Ini akan menjadi sarapan yang sempurna, batin saya. Apalagi jika ada sepenggal obrolan. Karena, kata orang-orang, secangkir kopi akan terlalu cepat dingin jika tidak dihangatkan dengan percakapan-percakapan.

‘’Bagaimana menginap dan sarapan di sini, Pak?’’ Eh, tetiba telinga saya mendengar sapaan itu.

Penyapa itu, Ivan, GM Dafam Wonosobo. Dan dari sapaan singkat itu, kami lalu berbelit kata nyaris selama 3.780 detik.

Ivan bercerita mulai asal mula pembangunan Dafam Wonosobo, grafik okuvansi, konsep resto, juga arah ke depan yang akan dia lakukan agar pelayanan makin memuaskan.

‘’Tiga bulan lagi ke sini, kolam renang di bawah pasti sudah selesai, Pak,’’ katanya.

Kami lalu membahas pengalaman menginap di berbagai hotel, dalam dan luar Jawa Tengah, juga beberapa konsep resto hotel, dan saling tertawa karena punya pemikiran yang sama. Ivan baru 22 tahun, dan dia punya modal untuk gampang maju: kesabaran mendengar dan kekuatan bicara yang sama baiknya.

Berkali-kali dia mengangguki ketika saya menyarankan beberapa hal, agar aspek meditatif di Canting itu kian kuat dan memberi aksentuasi yang kaya untuk tubuh dan pikiran. ‘’Di sini, saya menutrisi tubuh dengan makanan, dan me-refresh pikiran dengan suara-suara alam yang datang sebagai rayuan.  Suasana meditatif ini tak banyak saya temukan di hotel lain,’’ puji saya.

Ketika kopi tandas, saya baru ingat, perut ternyata hanya diisi bapau hangat dan omelet. Terlihat bahwa percakapan yang bergizi pun bisa menjadi sarapan ternikmat, apalagi dengan suasana yang sangat kaya seperti itu.
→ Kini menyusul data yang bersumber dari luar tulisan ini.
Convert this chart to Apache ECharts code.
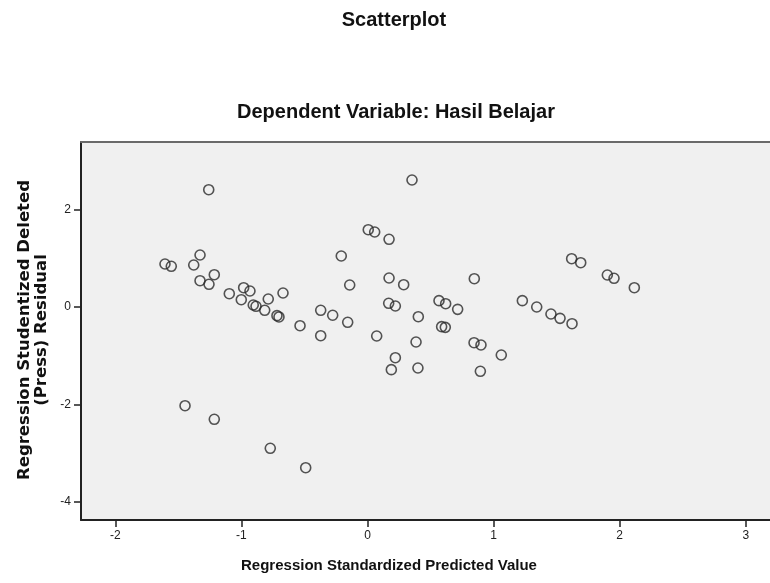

Ketika Ivan pamit, saya pun bergegas memesan sepiring nasi goreng —yang dimasak langsung— dan mencukupkan pagi itu dengan segelas jus jeruk. Bangkit dari kursi dan berjalan kembali menuju kamar, saya sempatkan menghirup panjang kesegaran yang naik dari sungai di bawah resto: sebagai simpanan energi untuk aktivitas siang nanti.